For many it signifies the kickoff to summer and a chance to crack open a cooler stocked by two-fours on a patio for three days straight.
But beyond its designation as one of the statutory holidays that features fireworks, Victoria Day remains a link to Canada's British ties and honours a sovereign that many remember for her strong moral values and for hanging on to the throne longer than any of her fellow monarchs (63 years and 216 days, to be exact).
Though the day may have diminished in historical importance for the average Canadian, our 19th century predecessors took Queen Victoria's birthday quite seriously.
In 1845, over two decades before she became the first "Queen of Canada," Canadian parliament passed the first legislation to declare May 24 a national holiday.
Historian William Kilbourn wrote that during the 1854 Victoria Day celebration, 5,000 residents of Canada West (modern day Ontario and Quebec) gathered in front of the Lieutenant Governor's residence to "give cheer to their queen."
But despite its popularity across the Atlantic, it wasn't until her death in 1901 that Queen Victoria's birthday went international, becoming Empire Day by imperial decree throughout all British-held lands.

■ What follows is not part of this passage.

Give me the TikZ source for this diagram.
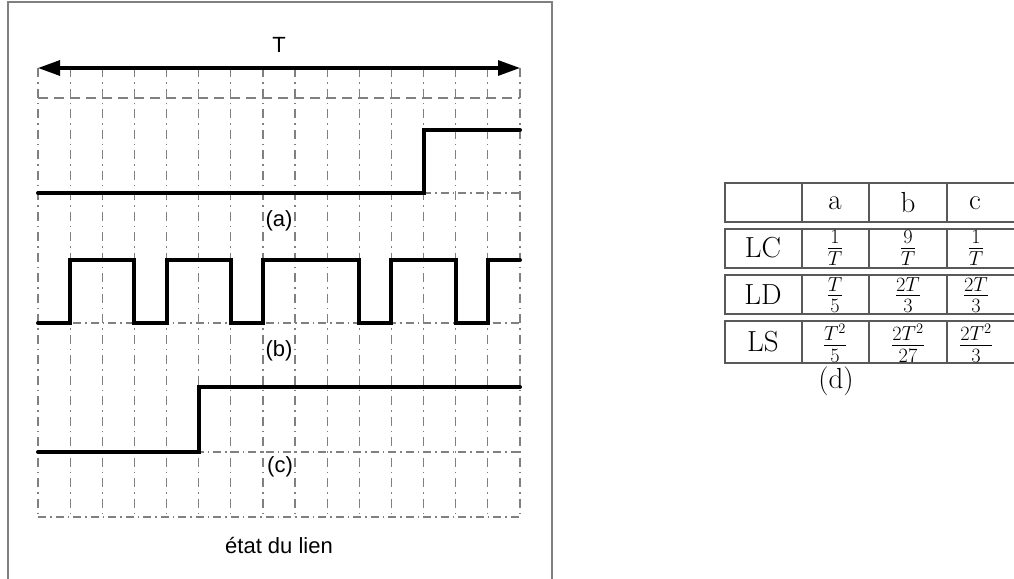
\RequirePackage{fix-cm}
\documentclass[tikz,border=0pt]{standalone}
\usepackage{fontspec}
\newfontfamily\arialfont{Liberation Sans}
\usetikzlibrary{arrows.meta}
\tikzset{
  frameline/.style={draw=black!50, line width=1.4pt},
  gridv/.style={draw=black!50, line width=1.2pt, dash pattern=on 9pt off 5pt on 1.5pt off 5pt},
  gridh/.style={draw=black!50, line width=1.2pt, dash pattern=on 8pt off 4pt on 1.5pt off 4pt},
  gridd/.style={draw=black!50, line width=1.2pt, dash pattern=on 10pt off 6pt},
  signal/.style={draw=black, line width=4pt, line cap=round, line join=miter},
  span/.style={draw=black, line width=3pt, {Triangle[length=22pt,width=15pt]}-{Triangle[length=22pt,width=15pt]}},
  lbl/.style={font=\arialfont\fontsize{22}{24}\selectfont, inner sep=0pt},
  rowbox/.style={draw=black!65, line width=1.3pt},
  cell/.style={font=\fontsize{29}{33}\selectfont, inner sep=0pt}
}
\begin{document}
\begin{tikzpicture}[x=1pt,y=-1pt]
\useasboundingbox (0,0) rectangle (1014,578);
% frame
\draw[frameline] (8,582) -- (8,2) -- (552,2) -- (552,582);
% grid
\foreach \i in {0,...,15} {
  \draw[gridv] ({38+\i*482/15},68) -- ({38+\i*482/15},517);
}
\draw[gridd] (38,98) -- (520,98);
\foreach \yy in {193,323,452,517} {
  \draw[gridh] (38,\yy) -- (520,\yy);
}
% span arrow
\coordinate (spanL) at (38,68);
\coordinate (spanR) at (520,68);
\draw[span] (spanL) -- (spanR);
\node[lbl] (tlabel) at (279,45) {T};
% signals
\draw[signal] (38,193) -- ({38+12*482/15},193) -- ({38+12*482/15},130) -- (520,130);
\draw[signal] (38,323)
  \foreach \a/\b in {1/3,4/6,7/10,11/13} {
    -- ({38+\a*482/15},323) -- ({38+\a*482/15},260) -- ({38+\b*482/15},260) -- ({38+\b*482/15},323)
  }
  -- ({38+14*482/15},323) -- ({38+14*482/15},260) -- (520,260);
\draw[signal] (38,452) -- ({38+5*482/15},452) -- ({38+5*482/15},387) -- (520,387);
\node[lbl] (la) at (279,221) {(a)};
\node[lbl] (lb) at (279,351) {(b)};
\node[lbl] (lc) at (280,467) {(c)};
\node[lbl] (etat) at (279,546) {état du lien};
% table
\draw[rowbox] (725,183) rectangle (1016,222);
\draw[rowbox] (725,229) rectangle (1016,268);
\draw[rowbox] (725,275) rectangle (1016,314);
\draw[rowbox] (725,321) rectangle (1016,363);
\foreach \xx in {802,869,947} {
  \draw[rowbox] (\xx,183) -- (\xx,222);
  \draw[rowbox] (\xx,229) -- (\xx,268);
  \draw[rowbox] (\xx,275) -- (\xx,314);
  \draw[rowbox] (\xx,321) -- (\xx,363);
}
\node[cell] (ha) at (835,203) {a};
\node[cell] (hb) at (908,203) {b};
\node[cell] (hc) at (975,203) {c};
\node[cell] (rlc) at (763,248) {LC};
\node[cell] (rld) at (763,295) {LD};
\node[cell] (rls) at (763,342) {LS};
\node[cell] (lca) at (835,248) {$\frac{1}{T}$};
\node[cell] (lcb) at (908,248) {$\frac{9}{T}$};
\node[cell] (lcc) at (976,248) {$\frac{1}{T}$};
\node[cell] (lda) at (835,295) {$\frac{T}{5}$};
\node[cell] (ldb) at (908,295) {$\frac{2T}{3}$};
\node[cell] (ldc) at (976,295) {$\frac{2T}{3}$};
\node[cell] (lsa) at (835,343) {$\frac{T^2}{5}$};
\node[cell] (lsb) at (908,343) {$\frac{2T^2}{27}$};
\node[cell] (lsc) at (976,343) {$\frac{2T^2}{3}$};
\node[cell] (dlabel) at (836,381) {(d)};
\end{tikzpicture}
\end{document}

Canadians, preferring to stick to the original, continued to call it Victoria Day, and have also continued to celebrate the holiday long after Empire Day petered out across the Commonwealth.
By 1952, the day was shuffled around to its current spot on the calendar, falling on each Monday before May 25.
While official protocol demands that federal government buildings wave a Union Jack flag from sunrise to sunset and that 21-gun salutes resound from each provincial capital (including Ottawa) at noon, the day's "unofficial" activity often involves heavy imbibing, rendering "May Two-Four" April 20's alcohol-steeped equivalent.
That changes depending on where you live. If you call Victoria, B.C. home, there's a good chance you've attended the annual parade in your city namesake's honour since the first procession marched in 1898.
This year, New Brunswick and Toronto residents can ring in the holiday with Prince Charles and the Duchess of Cornwall.
Elsewhere in the country, the day is marked by a series of live music concerts, family and municipal activities marking our historical ties to the Crown.
Over in Banff, skiers mourn the date as the official end to ski season, while in Quebec, those who don't particularly enjoy the idea of celebrating a British monarch have decided to pack in a few extra honorees.
National Patriot's Day commemorates the patriots of the Lower Canada Rebellion, a shift from the previous holiday that honoured colonist and soldier Adam Dollard des Ormeaux.
But no matter how you choose to ring in the holiday, exercise good judgment. While there's unlikely to be another Victoria Day Disaster, a designated driver is always a good idea.